An ambitious solar energy project on a massive scale is about to get underway in the Arizona desert. EnviroMission is undergoing land acquisition and site-specific engineering to build its first full-scale solar tower – and when we say full-scale, we mean it! The mammoth 800-plus meter (2625 ft) tall tower will instantly become one of the world’s tallest buildings. Its 200-megawatt power generation capacity will reliably feed the grid with enough power for 150,000 US homes, and once it’s built, it can be expected to more or less sit there producing clean, renewable power with virtually no maintenance until it’s more than 80 years old…
Enviromission’s solar tower is a simple idea taken to gigantic proportions. The sun beats down on a large covered greenhouse area at the bottom, warming the air underneath it. Hot air wants to rise, so there’s a central point for it to rush towards and escape; the tower in the middle. And there’s a bunch of turbines at the base of the tower that generate electricity from that natural updraft…
Then, raise that tower up so that it’s hundreds of meters in the air – because for every hundred metres you go up from the surface, the ambient temperature drops by about 1 degree. The greater the temperature differential, the harder the tower sucks up that hot air at the bottom – and the more energy you can generate through the turbines.
The advantages of this kind of power source are clear:
Because it works on temperature differential, not absolute temperature, it works in any weather;
Because the heat of the day warms the ground up so much, it continues working at night;
Because you want large tracts of hot, dry land for best results, you can build it on more or less useless land in the desert;
It requires virtually no maintenance – apart from a bit of turbine servicing now and then, the tower “just works” once it’s going, and lasts as long as its structure stays standing;
The critter is scheduled to start producing power in 2015. If we had a public power company that made it to the 20th Century – if not the 21st – we could do something similar here in New Mexico.
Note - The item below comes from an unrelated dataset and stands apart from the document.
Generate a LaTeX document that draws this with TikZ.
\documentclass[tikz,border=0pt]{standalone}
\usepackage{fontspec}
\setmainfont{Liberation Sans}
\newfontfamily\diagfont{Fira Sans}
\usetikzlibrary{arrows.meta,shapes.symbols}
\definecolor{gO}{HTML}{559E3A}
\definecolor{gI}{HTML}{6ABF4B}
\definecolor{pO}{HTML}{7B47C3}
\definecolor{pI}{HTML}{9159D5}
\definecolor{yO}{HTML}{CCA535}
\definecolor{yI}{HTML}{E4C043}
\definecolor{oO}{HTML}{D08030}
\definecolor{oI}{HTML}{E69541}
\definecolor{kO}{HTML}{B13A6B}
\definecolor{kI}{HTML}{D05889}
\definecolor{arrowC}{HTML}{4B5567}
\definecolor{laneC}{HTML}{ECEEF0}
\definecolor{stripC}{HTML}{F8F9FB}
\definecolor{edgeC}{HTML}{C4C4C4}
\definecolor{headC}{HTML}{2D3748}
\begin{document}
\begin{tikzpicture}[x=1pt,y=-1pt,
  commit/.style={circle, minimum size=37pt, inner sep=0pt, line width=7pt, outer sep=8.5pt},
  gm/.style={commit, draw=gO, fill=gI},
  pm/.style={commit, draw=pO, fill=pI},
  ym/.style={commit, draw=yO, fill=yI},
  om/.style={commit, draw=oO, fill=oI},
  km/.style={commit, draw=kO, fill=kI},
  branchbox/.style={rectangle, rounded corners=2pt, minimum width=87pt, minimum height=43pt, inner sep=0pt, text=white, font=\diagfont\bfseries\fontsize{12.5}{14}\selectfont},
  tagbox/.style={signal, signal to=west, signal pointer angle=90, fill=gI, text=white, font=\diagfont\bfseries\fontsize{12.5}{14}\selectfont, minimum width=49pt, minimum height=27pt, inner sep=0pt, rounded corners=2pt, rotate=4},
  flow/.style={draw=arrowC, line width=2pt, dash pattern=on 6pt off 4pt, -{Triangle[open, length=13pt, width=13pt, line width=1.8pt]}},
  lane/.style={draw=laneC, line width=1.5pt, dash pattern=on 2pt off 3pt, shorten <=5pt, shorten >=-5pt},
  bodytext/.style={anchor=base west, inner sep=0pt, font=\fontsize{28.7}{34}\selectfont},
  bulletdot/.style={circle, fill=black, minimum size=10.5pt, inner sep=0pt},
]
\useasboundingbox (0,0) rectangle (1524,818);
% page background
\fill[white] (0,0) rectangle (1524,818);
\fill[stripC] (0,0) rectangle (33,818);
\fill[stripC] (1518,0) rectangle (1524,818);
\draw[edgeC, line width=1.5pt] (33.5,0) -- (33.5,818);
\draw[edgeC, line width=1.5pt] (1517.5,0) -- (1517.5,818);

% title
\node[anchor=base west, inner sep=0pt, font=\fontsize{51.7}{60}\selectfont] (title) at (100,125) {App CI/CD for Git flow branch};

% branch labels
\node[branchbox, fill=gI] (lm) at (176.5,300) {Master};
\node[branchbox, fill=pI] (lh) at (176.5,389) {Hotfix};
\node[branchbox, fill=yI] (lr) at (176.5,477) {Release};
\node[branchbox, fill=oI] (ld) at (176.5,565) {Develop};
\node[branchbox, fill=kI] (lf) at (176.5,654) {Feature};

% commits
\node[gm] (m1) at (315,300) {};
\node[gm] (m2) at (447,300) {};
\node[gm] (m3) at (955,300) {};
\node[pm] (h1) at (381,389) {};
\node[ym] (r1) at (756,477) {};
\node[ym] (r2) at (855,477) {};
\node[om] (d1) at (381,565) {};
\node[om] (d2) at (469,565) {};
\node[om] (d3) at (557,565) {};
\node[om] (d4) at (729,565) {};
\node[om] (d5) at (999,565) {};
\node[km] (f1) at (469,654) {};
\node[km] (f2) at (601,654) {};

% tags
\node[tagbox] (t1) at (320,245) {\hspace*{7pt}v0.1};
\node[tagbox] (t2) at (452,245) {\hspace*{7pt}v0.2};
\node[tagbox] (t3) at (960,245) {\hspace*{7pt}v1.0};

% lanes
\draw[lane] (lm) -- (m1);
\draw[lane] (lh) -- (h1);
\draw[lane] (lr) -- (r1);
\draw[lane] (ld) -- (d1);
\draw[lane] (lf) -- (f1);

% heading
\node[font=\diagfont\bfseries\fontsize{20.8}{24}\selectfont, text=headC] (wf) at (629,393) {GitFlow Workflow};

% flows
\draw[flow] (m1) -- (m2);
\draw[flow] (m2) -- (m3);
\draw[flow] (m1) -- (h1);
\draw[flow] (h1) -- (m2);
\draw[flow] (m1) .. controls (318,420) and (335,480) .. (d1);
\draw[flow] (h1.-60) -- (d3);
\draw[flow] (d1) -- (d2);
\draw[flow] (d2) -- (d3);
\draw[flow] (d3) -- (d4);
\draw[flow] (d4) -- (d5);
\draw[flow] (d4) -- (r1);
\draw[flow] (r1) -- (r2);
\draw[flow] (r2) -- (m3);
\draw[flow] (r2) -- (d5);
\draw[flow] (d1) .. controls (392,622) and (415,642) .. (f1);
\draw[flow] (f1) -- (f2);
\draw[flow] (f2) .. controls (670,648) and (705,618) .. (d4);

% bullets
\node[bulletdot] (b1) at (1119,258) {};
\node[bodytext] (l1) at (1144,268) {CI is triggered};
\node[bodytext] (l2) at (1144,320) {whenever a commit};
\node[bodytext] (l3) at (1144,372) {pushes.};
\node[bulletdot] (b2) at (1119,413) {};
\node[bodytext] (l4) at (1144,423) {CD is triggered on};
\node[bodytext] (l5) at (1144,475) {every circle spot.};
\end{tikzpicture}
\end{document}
From a separate temporal view, we’ve known how to evaluate the physics of propositions like this for decades. Computer modeling of the process, processes like this, isn’t new either. But, to return to my theme song about computational analysis, the amount of computing horsepower easily and cheaply available to recheck the physics, the details of design, has scaled up beyond comprehension compared to even a decade ago. And software to match sits inside off-the-shelf laptops with graphics sufficient to educate any VC worth his or her greenbacks on how well a project like this one will produce a return.
The only people who aren’t likely to get it – are the fracking politicians and bureaucrats who sit in the way of any kind of progress in this nation. And that could have changed by now, too – but, hasn’t.